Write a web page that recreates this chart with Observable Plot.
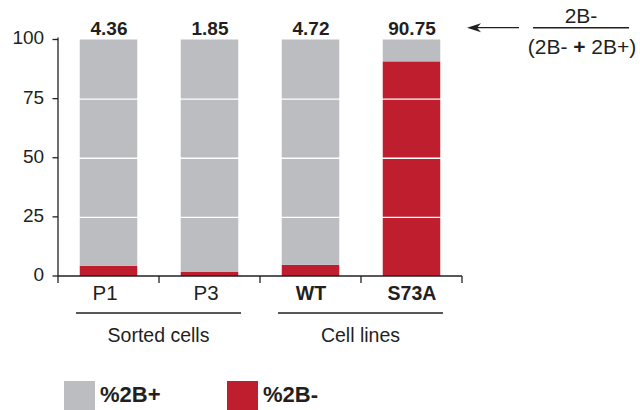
<!DOCTYPE html>
<html><head><meta charset="utf-8">
<script src="https://cdn.jsdelivr.net/npm/d3@7"></script>
<script src="https://cdn.jsdelivr.net/npm/@observablehq/plot@0.6"></script>
<style>body{margin:0;background:#fff} #chart{width:640px;height:410px}</style>
</head><body><div id="chart"></div>
<script>
const categories = ["P1", "P3", "WT", "S73A"];
const boldCategories = ["WT", "S73A"];
const groups = ["Sorted cells", "Sorted cells", "Cell lines", "Cell lines"];
const negValues = [4.36, 1.85, 4.72, 90.75];
const valueLabels = ["4.36", "1.85", "4.72", "90.75"];
const seriesNames = ["%2B+", "%2B-"];
const seriesColors = ["#bcbdc1", "#be1e2d"];
const yTicks = [0, 25, 50, 75, 100];
const gridValues = [25, 50, 75];
const fractionTop = "2B-";
const fractionBottom = ["(2B- ", "+", " 2B+)"];

const FONT = "Arial, 'Liberation Sans', Helvetica, sans-serif";
const INK = "#231f20";

const rows = [];
categories.forEach((c, i) => {
  rows.push({cat: c, series: seriesNames[1], y1: 0, y2: negValues[i]});
  rows.push({cat: c, series: seriesNames[0], y1: negValues[i], y2: 100});
});
const labels = categories.map((c, i) => ({cat: c, label: valueLabels[i]}));

function decorations(index, scales, values, dim) {
  const x = scales.x, y = scales.y;
  const step = x(categories[1]) - x(categories[0]);
  const x0 = x(categories[0]);
  const xEnd = x(categories[categories.length - 1]) + step;
  const yb = y(0), yt = y(100);
  const g = d3.create("svg:g").attr("font-family", FONT).attr("fill", INK).attr("text-anchor", "start");
  // axis lines
  g.append("line").attr("x1", x0).attr("x2", x0).attr("y1", yt - 2).attr("y2", yb)
    .attr("stroke", INK).attr("stroke-width", 1.3);
  g.append("line").attr("x1", x0).attr("x2", xEnd).attr("y1", yb).attr("y2", yb)
    .attr("stroke", INK).attr("stroke-width", 1.3);
  // y ticks + labels
  yTicks.forEach(t => {
    g.append("line").attr("x1", x0 - 5.5).attr("x2", x0).attr("y1", y(t)).attr("y2", y(t))
      .attr("stroke", INK).attr("stroke-width", 1.3);
    g.append("text").attr("x", x0 - 13.8).attr("y", y(t)).attr("dy", "0.26em")
      .attr("text-anchor", "end").attr("font-size", "19px").text(String(t));
  });
  // bottom ticks at band boundaries
  const bounds = categories.map(c => x(c)).concat([xEnd]);
  bounds.forEach(bx => {
    g.append("line").attr("x1", bx).attr("x2", bx).attr("y1", yb).attr("y2", yb + 7)
      .attr("stroke", INK).attr("stroke-width", 1.3);
  });
  // group underlines and labels
  const uniq = Array.from(new Set(groups));
  uniq.forEach(name => {
    const cats = categories.filter((c, i) => groups[i] === name);
    const gx1 = x(cats[0]) + 18;
    const gx2 = x(cats[cats.length - 1]) + step - 19;
    g.append("line").attr("x1", gx1).attr("x2", gx2).attr("y1", yb + 37).attr("y2", yb + 37)
      .attr("stroke", INK).attr("stroke-width", 1.4);
    g.append("text").attr("x", (gx1 + gx2) / 2).attr("y", yb + 66)
      .attr("text-anchor", "middle").attr("font-size", "19.5px").text(name);
  });
  // arrow + fraction annotation
  const ay = yt - 11.8;
  const ax1 = xEnd + 5, ax2 = xEnd + 57;
  g.append("line").attr("x1", ax1 + 10).attr("x2", ax2).attr("y1", ay).attr("y2", ay)
    .attr("stroke", INK).attr("stroke-width", 1.3);
  g.append("path").attr("d", `M${ax1},${ay} L${ax1 + 14},${ay - 4.5} L${ax1 + 10},${ay} L${ax1 + 14},${ay + 4.5} Z`)
    .attr("fill", INK);
  const fx = 581;
  g.append("line").attr("x1", 533).attr("x2", 629).attr("y1", ay).attr("y2", ay)
    .attr("stroke", INK).attr("stroke-width", 1.4);
  g.append("text").attr("x", fx).attr("y", ay - 4.5).attr("text-anchor", "middle")
    .attr("font-size", "21px").text(fractionTop);
  const bt = g.append("text").attr("x", fx + 1).attr("y", ay + 26).attr("text-anchor", "middle")
    .attr("font-size", "21px");
  bt.append("tspan").text(fractionBottom[0]);
  bt.append("tspan").attr("font-weight", "bold").text(fractionBottom[1]);
  bt.append("tspan").text(fractionBottom[2]);
  // legend
  const legendX = [64, 227];
  seriesNames.forEach((s, i) => {
    g.append("rect").attr("x", legendX[i]).attr("y", 381).attr("width", 31).attr("height", 31)
      .attr("fill", seriesColors[i]);
    g.append("text").attr("x", legendX[i] + 36).attr("y", 402).attr("font-size", "22px")
      .attr("text-anchor", "start").attr("font-weight", "bold").text(s);
  });
  return g.node();
}

const chart = Plot.plot({
  width: 640,
  height: 410,
  marginLeft: 57,
  marginRight: 177,
  marginTop: 39.5,
  marginBottom: 134,
  style: {fontFamily: FONT, color: INK, background: "#fff", overflow: "visible"},
  x: {domain: categories, padding: 0, axis: null},
  y: {domain: [0, 100], axis: null},
  color: {domain: seriesNames, range: seriesColors},
  marks: [
    Plot.barY(rows, {x: "cat", y1: "y1", y2: "y2", fill: "series", insetLeft: 21.75, insetRight: 21.75}),
    Plot.ruleY(gridValues, {stroke: "#fff", strokeWidth: 1.3}),
    Plot.text(labels, {x: "cat", y: () => 100, text: "label", dy: -11.5, fontSize: 19, fontWeight: "bold", fill: INK}),
    Plot.text(categories.filter(c => !boldCategories.includes(c)), {x: d => d, y: () => 0, text: d => d, dy: 17, dx: -4, fontSize: 20.5, fill: INK}),
    Plot.text(boldCategories, {x: d => d, y: () => 0, text: d => d, dy: 17, fontSize: 19.5, fontWeight: "bold", fill: INK}),
    decorations
  ]
});
document.getElementById("chart").appendChild(chart);
</script>
</body></html>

━━━━━━━━━━━━━━━━━━━━

# [Exercise task]
Go through the listing above and quote it exactly, apart from its images.

# [Answer for the task]
Write a web page that recreates this chart with Observable Plot.
<!DOCTYPE html>
<html><head><meta charset="utf-8">
<script src="https://cdn.jsdelivr.net/npm/d3@7"></script>
<script src="https://cdn.jsdelivr.net/npm/@observablehq/plot@0.6"></script>
<style>body{margin:0;background:#fff} #chart{width:640px;height:410px}</style>
</head><body><div id="chart"></div>
<script>
const categories = ["P1", "P3", "WT", "S73A"];
const boldCategories = ["WT", "S73A"];
const groups = ["Sorted cells", "Sorted cells", "Cell lines", "Cell lines"];
const negValues = [4.36, 1.85, 4.72, 90.75];
const valueLabels = ["4.36", "1.85", "4.72", "90.75"];
const seriesNames = ["%2B+", "%2B-"];
const seriesColors = ["#bcbdc1", "#be1e2d"];
const yTicks = [0, 25, 50, 75, 100];
const gridValues = [25, 50, 75];
const fractionTop = "2B-";
const fractionBottom = ["(2B- ", "+", " 2B+)"];

const FONT = "Arial, 'Liberation Sans', Helvetica, sans-serif";
const INK = "#231f20";

const rows = [];
categories.forEach((c, i) => {
  rows.push({cat: c, series: seriesNames[1], y1: 0, y2: negValues[i]});
  rows.push({cat: c, series: seriesNames[0], y1: negValues[i], y2: 100});
});
const labels = categories.map((c, i) => ({cat: c, label: valueLabels[i]}));

function decorations(index, scales, values, dim) {
  const x = scales.x, y = scales.y;
  const step = x(categories[1]) - x(categories[0]);
  const x0 = x(categories[0]);
  const xEnd = x(categories[categories.length - 1]) + step;
  const yb = y(0), yt = y(100);
  const g = d3.create("svg:g").attr("font-family", FONT).attr("fill", INK).attr("text-anchor", "start");
  // axis lines
  g.append("line").attr("x1", x0).attr("x2", x0).attr("y1", yt - 2).attr("y2", yb)
    .attr("stroke", INK).attr("stroke-width", 1.3);
  g.append("line").attr("x1", x0).attr("x2", xEnd).attr("y1", yb).attr("y2", yb)
    .attr("stroke", INK).attr("stroke-width", 1.3);
  // y ticks + labels
  yTicks.forEach(t => {
    g.append("line").attr("x1", x0 - 5.5).attr("x2", x0).attr("y1", y(t)).attr("y2", y(t))
      .attr("stroke", INK).attr("stroke-width", 1.3);
    g.append("text").attr("x", x0 - 13.8).attr("y", y(t)).attr("dy", "0.26em")
      .attr("text-anchor", "end").attr("font-size", "19px").text(String(t));
  });
  // bottom ticks at band boundaries
  const bounds = categories.map(c => x(c)).concat([xEnd]);
  bounds.forEach(bx => {
    g.append("line").attr("x1", bx).attr("x2", bx).attr("y1", yb).attr("y2", yb + 7)
      .attr("stroke", INK).attr("stroke-width", 1.3);
  });
  // group underlines and labels
  const uniq = Array.from(new Set(groups));
  uniq.forEach(name => {
    const cats = categories.filter((c, i) => groups[i] === name);
    const gx1 = x(cats[0]) + 18;
    const gx2 = x(cats[cats.length - 1]) + step - 19;
    g.append("line").attr("x1", gx1).attr("x2", gx2).attr("y1", yb + 37).attr("y2", yb + 37)
      .attr("stroke", INK).attr("stroke-width", 1.4);
    g.append("text").attr("x", (gx1 + gx2) / 2).attr("y", yb + 66)
      .attr("text-anchor", "middle").attr("font-size", "19.5px").text(name);
  });
  // arrow + fraction annotation
  const ay = yt - 11.8;
  const ax1 = xEnd + 5, ax2 = xEnd + 57;
  g.append("line").attr("x1", ax1 + 10).attr("x2", ax2).attr("y1", ay).attr("y2", ay)
    .attr("stroke", INK).attr("stroke-width", 1.3);
  g.append("path").attr("d", `M${ax1},${ay} L${ax1 + 14},${ay - 4.5} L${ax1 + 10},${ay} L${ax1 + 14},${ay + 4.5} Z`)
    .attr("fill", INK);
  const fx = 581;
  g.append("line").attr("x1", 533).attr("x2", 629).attr("y1", ay).attr("y2", ay)
    .attr("stroke", INK).attr("stroke-width", 1.4);
  g.append("text").attr("x", fx).attr("y", ay - 4.5).attr("text-anchor", "middle")
    .attr("font-size", "21px").text(fractionTop);
  const bt = g.append("text").attr("x", fx + 1).attr("y", ay + 26).attr("text-anchor", "middle")
    .attr("font-size", "21px");
  bt.append("tspan").text(fractionBottom[0]);
  bt.append("tspan").attr("font-weight", "bold").text(fractionBottom[1]);
  bt.append("tspan").text(fractionBottom[2]);
  // legend
  const legendX = [64, 227];
  seriesNames.forEach((s, i) => {
    g.append("rect").attr("x", legendX[i]).attr("y", 381).attr("width", 31).attr("height", 31)
      .attr("fill", seriesColors[i]);
    g.append("text").attr("x", legendX[i] + 36).attr("y", 402).attr("font-size", "22px")
      .attr("text-anchor", "start").attr("font-weight", "bold").text(s);
  });
  return g.node();
}

const chart = Plot.plot({
  width: 640,
  height: 410,
  marginLeft: 57,
  marginRight: 177,
  marginTop: 39.5,
  marginBottom: 134,
  style: {fontFamily: FONT, color: INK, background: "#fff", overflow: "visible"},
  x: {domain: categories, padding: 0, axis: null},
  y: {domain: [0, 100], axis: null},
  color: {domain: seriesNames, range: seriesColors},
  marks: [
    Plot.barY(rows, {x: "cat", y1: "y1", y2: "y2", fill: "series", insetLeft: 21.75, insetRight: 21.75}),
    Plot.ruleY(gridValues, {stroke: "#fff", strokeWidth: 1.3}),
    Plot.text(labels, {x: "cat", y: () => 100, text: "label", dy: -11.5, fontSize: 19, fontWeight: "bold", fill: INK}),
    Plot.text(categories.filter(c => !boldCategories.includes(c)), {x: d => d, y: () => 0, text: d => d, dy: 17, dx: -4, fontSize: 20.5, fill: INK}),
    Plot.text(boldCategories, {x: d => d, y: () => 0, text: d => d, dy: 17, fontSize: 19.5, fontWeight: "bold", fill: INK}),
    decorations
  ]
});
document.getElementById("chart").appendChild(chart);
</script>
</body></html>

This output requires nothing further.